My question: Is it worthwhile to continue thinking down these lines or how would you solve the problem of dynamic attributes depending on some choices made in the creation of the question. Not to mention the possibility to change the display type or certain checks of a question at a later stage (which results in a different set of attributes associated with the question, e.g. if we decide to switch to multiple choice radio box with the age ranges instead).

Again, please accept my apologies if this is utter glibberish to you.

Collapse
Posted by Stan Kaufman on
Malte,

your speculations about handling CR attributes in assessment seem right in line with a lot of other discussion about acs_attributes metadata, auto-generation of forms, moving table creation from standard DDL to pl/sql (or tcl) APIs, and pushing various CR features up the hierarchy into acs_objects.

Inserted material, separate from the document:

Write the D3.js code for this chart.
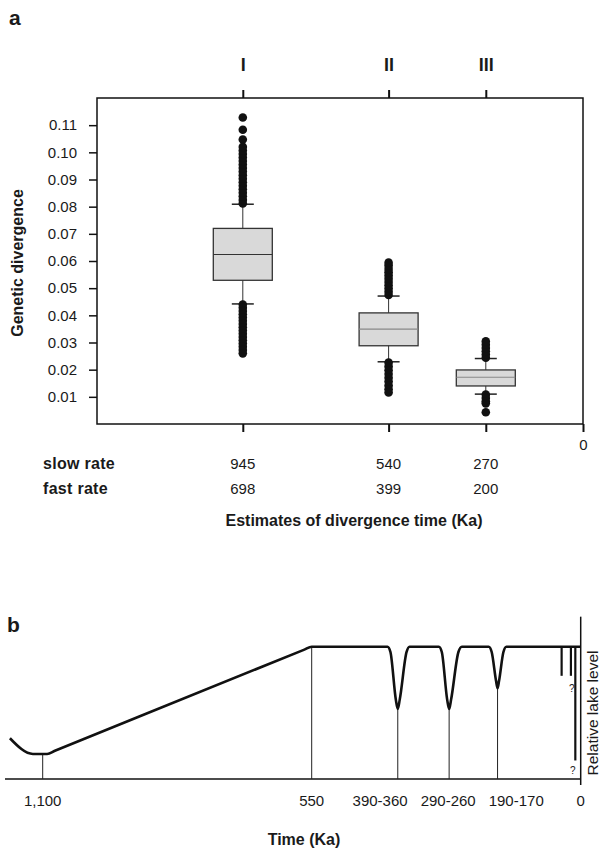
<!DOCTYPE html>
<html>
<head>
<meta charset="utf-8">
<script src="https://cdn.jsdelivr.net/npm/d3@7"></script>
<style>
  body { margin: 0; background: #fff; }
  text { font-family: "Liberation Sans", Arial, Helvetica, sans-serif; fill: #1a1a1a; }
</style>
</head>
<body>
<script>
// ---- panel a data ----
var groups = ["I", "II", "III"];
var slowRate = [945, 540, 270];
var fastRate = [698, 399, 200];
var yTicks = [0.01, 0.02, 0.03, 0.04, 0.05, 0.06, 0.07, 0.08, 0.09, 0.10, 0.11];
// whisker low, q1, median, q3, whisker high
var boxStats = [
  [0.0442, 0.0529, 0.0624, 0.0720, 0.0809],
  [0.0229, 0.0288, 0.0349, 0.0409, 0.0471],
  [0.0110, 0.0140, 0.0172, 0.0199, 0.0241]
];
var outliersI = [0.0812, 0.0825, 0.0838, 0.0851, 0.0864, 0.0877, 0.0890, 0.0903, 0.0916, 0.0929,
  0.0942, 0.0955, 0.0968, 0.0981, 0.0994, 0.1007, 0.1020, 0.1047, 0.1083, 0.1128,
  0.0440, 0.0428, 0.0416, 0.0404, 0.0392, 0.0380, 0.0368, 0.0356, 0.0344, 0.0332,
  0.0320, 0.0308, 0.0296, 0.0284, 0.0272, 0.0260];
var outliersII = [0.0475, 0.0487, 0.0499, 0.0511, 0.0523, 0.0535, 0.0547, 0.0559, 0.0571, 0.0583, 0.0594,
  0.0226, 0.0212, 0.0198, 0.0184, 0.0170, 0.0156, 0.0142, 0.0128, 0.0116];
var outliersIII = [0.0244, 0.0256, 0.0268, 0.0280, 0.0292, 0.0304,
  0.0108, 0.0096, 0.0084, 0.0076, 0.0043];

// ---- panel b data ----
var lakeTime  = [1167, 1120, 1091, 1075, 565, 550, 395, 389, 378, 374, 370, 356, 350,
  290, 284, 273, 269, 265, 250, 243, 188, 182, 173, 170, 167, 158, 152, 0];
var lakeLevel = [0.308, 0.189, 0.189, 0.213, 0.978, 1.0, 1.0, 0.96, 0.60, 0.529, 0.60, 0.96, 1.0,
  1.0, 0.96, 0.60, 0.529, 0.60, 0.96, 1.0, 1.0, 0.96, 0.74, 0.686, 0.74, 0.96, 1.0, 1.0];
var markTime  = [1100, 550, 374, 269, 170];          // vertical guide lines
var markLevel = [0.189, 1.0, 0.529, 0.529, 0.686];
var labelTime = [1100, 550, 374, 269, 170, 0];
var labelText = ["1,100", "550", "390-360", "290-260", "190-170", "0"];
var barTime = [39, 20, 11];
var barLow  = [0.78, 0.78, 0.14];
var qTime = [18, 16];
var qLevel = [0.69, 0.07];

var svg = d3.select("body").append("svg")
  .attr("width", 600)
  .attr("height", 850);

// =============== panel a ===============
var xA = d3.scaleLinear().domain([1350, 0]).range([97, 583]);
var yA = d3.scaleLinear().domain([0, 0.12]).range([424, 98]);

svg.append("text").attr("x", 9).attr("y", 25)
  .style("font-size", "21px").style("font-weight", "bold").text("a");

svg.append("rect")
  .attr("x", xA(1350)).attr("y", yA(0.12))
  .attr("width", xA(0) - xA(1350)).attr("height", yA(0) - yA(0.12))
  .attr("fill", "none").attr("stroke", "#111").attr("stroke-width", 1.5);

var yAxis = svg.append("g")
  .attr("transform", "translate(" + xA(1350) + ",0)")
  .call(d3.axisLeft(yA).tickValues(yTicks).tickFormat(d3.format(".2f")).tickSize(8).tickPadding(12));
yAxis.select(".domain").remove();
yAxis.selectAll("line").attr("stroke", "#111").attr("stroke-width", 1.5);
yAxis.selectAll("text").style("font-size", "15px").attr("fill", "#1a1a1a")
  .style("font-family", "'Liberation Sans', Arial, sans-serif");

var topAxis = svg.append("g")
  .attr("transform", "translate(0," + yA(0.12) + ")")
  .call(d3.axisTop(xA).tickValues(slowRate).tickFormat(function(d, i) { return groups[i]; })
    .tickSize(8).tickPadding(19));
topAxis.select(".domain").remove();
topAxis.selectAll("line").attr("stroke", "#111").attr("stroke-width", 2);
topAxis.selectAll("text").style("font-size", "18px").style("font-weight", "bold").attr("fill", "#1a1a1a")
  .style("font-family", "'Liberation Sans', Arial, sans-serif");

var botAxis = svg.append("g")
  .attr("transform", "translate(0," + yA(0) + ")")
  .call(d3.axisBottom(xA).tickValues(slowRate.concat([0]))
    .tickFormat(function(d) { return d === 0 ? "0" : ""; })
    .tickSize(8).tickPadding(7));
botAxis.select(".domain").remove();
botAxis.selectAll("line").attr("stroke", "#111").attr("stroke-width", 2);
botAxis.selectAll("text").style("font-size", "15px").attr("fill", "#1a1a1a")
  .style("font-family", "'Liberation Sans', Arial, sans-serif");

svg.append("text")
  .attr("transform", "translate(23,263) rotate(-90)")
  .attr("text-anchor", "middle")
  .style("font-size", "16px").style("font-weight", "bold")
  .text("Genetic divergence");

// boxes
var boxW = 59, capW = 22;
var boxes = svg.append("g").selectAll("g")
  .data(boxStats)
  .enter().append("g");

boxes.append("line")
  .attr("x1", function(d, i) { return xA(slowRate[i]); })
  .attr("x2", function(d, i) { return xA(slowRate[i]); })
  .attr("y1", function(d) { return yA(d[0]); })
  .attr("y2", function(d) { return yA(d[4]); })
  .attr("stroke", "#333").attr("stroke-width", 1);

boxes.selectAll(".cap")
  .data(function(d, i) { return [[d[0], i], [d[4], i]]; })
  .enter().append("line")
  .attr("x1", function(d) { return xA(slowRate[d[1]]) - capW / 2; })
  .attr("x2", function(d) { return xA(slowRate[d[1]]) + capW / 2; })
  .attr("y1", function(d) { return yA(d[0]); })
  .attr("y2", function(d) { return yA(d[0]); })
  .attr("stroke", "#222").attr("stroke-width", 1.5);

boxes.append("rect")
  .attr("x", function(d, i) { return xA(slowRate[i]) - boxW / 2; })
  .attr("y", function(d) { return yA(d[3]); })
  .attr("width", boxW)
  .attr("height", function(d) { return yA(d[1]) - yA(d[3]); })
  .attr("fill", "#d9d9d9").attr("stroke", "#333").attr("stroke-width", 1.3);

boxes.append("line")
  .attr("x1", function(d, i) { return xA(slowRate[i]) - boxW / 2; })
  .attr("x2", function(d, i) { return xA(slowRate[i]) + boxW / 2; })
  .attr("y1", function(d) { return yA(d[2]); })
  .attr("y2", function(d) { return yA(d[2]); })
  .attr("stroke", function(d, i) { return i === 0 ? "#333" : "#888"; })
  .attr("stroke-width", 1.2);

// outliers
var outl = [outliersI, outliersII, outliersIII];
outl.forEach(function(arr, i) {
  svg.append("g").selectAll("circle")
    .data(arr)
    .enter().append("circle")
    .attr("cx", xA(slowRate[i]))
    .attr("cy", function(d) { return yA(d); })
    .attr("r", 4.3)
    .attr("fill", "#111");
});

// rate rows
svg.append("text").attr("x", 43).attr("y", 468.5)
  .style("font-size", "16px").style("font-weight", "bold").style("letter-spacing", "0.3px").text("slow rate");
svg.append("text").attr("x", 43).attr("y", 493.5)
  .style("font-size", "16px").style("font-weight", "bold").style("letter-spacing", "0.3px").text("fast rate");
svg.append("g").selectAll("text").data(slowRate).enter().append("text")
  .attr("x", function(d) { return xA(d); }).attr("y", 468.5)
  .attr("text-anchor", "middle").style("font-size", "15px").text(function(d) { return d; });
svg.append("g").selectAll("text").data(fastRate).enter().append("text")
  .attr("x", function(d, i) { return xA(slowRate[i]); }).attr("y", 493.5)
  .attr("text-anchor", "middle").style("font-size", "15px").text(function(d) { return d; });

svg.append("text").attr("x", 354).attr("y", 526)
  .attr("text-anchor", "middle")
  .style("font-size", "16px").style("font-weight", "bold")
  .text("Estimates of divergence time (Ka)");

// =============== panel b ===============
var xB = d3.scaleLinear().domain([1100, 0]).range([42.7, 580.7]);
var yB = d3.scaleLinear().domain([0, 1]).range([779, 646.7]);

svg.append("text").attr("x", 7).attr("y", 632)
  .style("font-size", "21px").style("font-weight", "bold").text("b");

// baseline and right axis
svg.append("line")
  .attr("x1", 5).attr("x2", xB(0))
  .attr("y1", yB(0)).attr("y2", yB(0))
  .attr("stroke", "#111").attr("stroke-width", 1.5);
svg.append("line")
  .attr("x1", xB(0)).attr("x2", xB(0))
  .attr("y1", yB(0) + 6).attr("y2", yB(1.227))
  .attr("stroke", "#111").attr("stroke-width", 1.5);

// guide lines
svg.append("g").selectAll("line")
  .data(markTime)
  .enter().append("line")
  .attr("x1", function(d) { return xB(d); })
  .attr("x2", function(d) { return xB(d); })
  .attr("y1", function(d, i) { return yB(markLevel[i]); })
  .attr("y2", yB(0))
  .attr("stroke", "#222").attr("stroke-width", 1);

// lake level curve
var lakeData = lakeTime.map(function(t, i) { return { t: t, v: lakeLevel[i] }; });
var line = d3.line()
  .x(function(d) { return xB(d.t); })
  .y(function(d) { return yB(d.v); })
  .curve(d3.curveMonotoneX);
svg.append("path")
  .datum(lakeData)
  .attr("d", line)
  .attr("fill", "none")
  .attr("stroke", "#111")
  .attr("stroke-width", 2.6)
  .attr("stroke-linejoin", "round");

// recent uncertain drops
svg.append("g").selectAll("line")
  .data(barTime)
  .enter().append("line")
  .attr("x1", function(d) { return xB(d); })
  .attr("x2", function(d) { return xB(d); })
  .attr("y1", yB(1))
  .attr("y2", function(d, i) { return yB(barLow[i]); })
  .attr("stroke", "#111").attr("stroke-width", 2.2);
svg.append("g").selectAll("text")
  .data(qTime)
  .enter().append("text")
  .attr("x", function(d) { return xB(d); })
  .attr("y", function(d, i) { return yB(qLevel[i]) + 4; })
  .attr("text-anchor", "middle")
  .style("font-size", "10px").attr("fill", "#444")
  .text("?");

// time labels, pushed apart where they would collide
var labels = svg.append("g").selectAll("text")
  .data(labelText)
  .enter().append("text")
  .attr("y", 806)
  .attr("text-anchor", "middle")
  .style("font-size", "15px")
  .attr("fill", "#222")
  .text(function(d) { return d; });
var pos = labelTime.map(function(t) { return xB(t); });
var wid = [];
labels.each(function() { wid.push(this.getComputedTextLength()); });
for (var it = 0; it < 50; it++) {
  for (var i = 1; i < pos.length; i++) {
    var need = (wid[i] + wid[i - 1]) / 2 + 13;
    var gap = pos[i] - pos[i - 1];
    if (gap < need && i < pos.length - 1 && i > 1) {
      var push = (need - gap) / 2;
      pos[i - 1] -= push;
      pos[i] += push;
    }
  }
}
labels.attr("x", function(d, i) { return pos[i]; });

svg.append("text")
  .attr("transform", "translate(598,713) rotate(-90)")
  .attr("text-anchor", "middle")
  .style("font-size", "15.5px")
  .attr("fill", "#333")
  .text("Relative lake level");

svg.append("text").attr("x", 304).attr("y", 845)
  .attr("text-anchor", "middle")
  .style("font-size", "16px").style("font-weight", "bold")
  .text("Time (Ka)");
</script>
</body>
</html>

Here are some relevant threads I found:

autogenerating tables vs using the CR's pl/sql (or tcl) api
https://openacs.org/forums/message-view?message_id=112355

acs_attributes metadata - February thread
https://openacs.org/forums/message-view?message_id=162095

CMS
https://openacs.org/forums/message-view?message_id=79731

Tom Jackson's query-writer
https://openacs.org/forums/message-view?message_id=109730
https://openacs.org/forums/message-view?message_id=79731

Re automatic form generation:
https://openacs.org/forums/message-view?message_id=81377
https://openacs.org/forums/message-view?message_id=28086

a recent TIP (approved) related to this:
https://openacs.org/forums/message-view?message_id=163736

some other miscellaneous relevant threads:
https://openacs.org/forums/message-view?message_id=124744
https://openacs.org/forums/message-view?message_id=148989
https://openacs.org/forums/message-view?message_id=33756
https://openacs.org/forums/message-view?message_id=109708

I don't at this point have any clear ideas about the best way to proceed, particularly since there are lots of OpenACS core implications in all this. I do think that we want to implement assessment in ways that work with these core developments, not against them.

By the way, shouldn't Assessment be put in /contrib/packages in CVS, not /packages/ where it is now? We've barely begun the implementation, and potentially much of it will need to be revised/redone depending on how we decide to build it on the CR -- among other basic decisions.

Collapse
Posted by Malte Sussdorff on
By the way, shouldn't Assessment be put in /contrib/packages in cvs, not /packages/ where it is now?

There was a consensus reached in the OCT that we would try to avoid using the contrib directory in the future and put things into packages with a maturity level of 0, as the assessment package is at the moment. Maybe it was not communicated or maybe I got it wrong, but that was driving the decision to move it into packages.

Collapse
Posted by Gustaf Neumann on
Hi Malte,

actually, i thought, i sent a posting  earlier,
but it does not show up here, so i try again....

Malte, you might look into an approach for storing
meta-data via xotcl in:
https://openacs.org/forums/message-view?message_id=182169
certainly, this meta-data can made persistent as well..

As a oo proponent, i certainly think that for handling
complex object structures, a system can benefit from
oo functionality, eg for providing different viewers
for different situations for different classes.

To draw the line between
the tasks of a form builder and the complex object
is not a simple task, but certainly, some meta-data
about the object structure is the way to go.

I have a longer running plan to extend standard
meta-data-facilities of the parameter command
in xotcl; if you have challenging problems, let me know.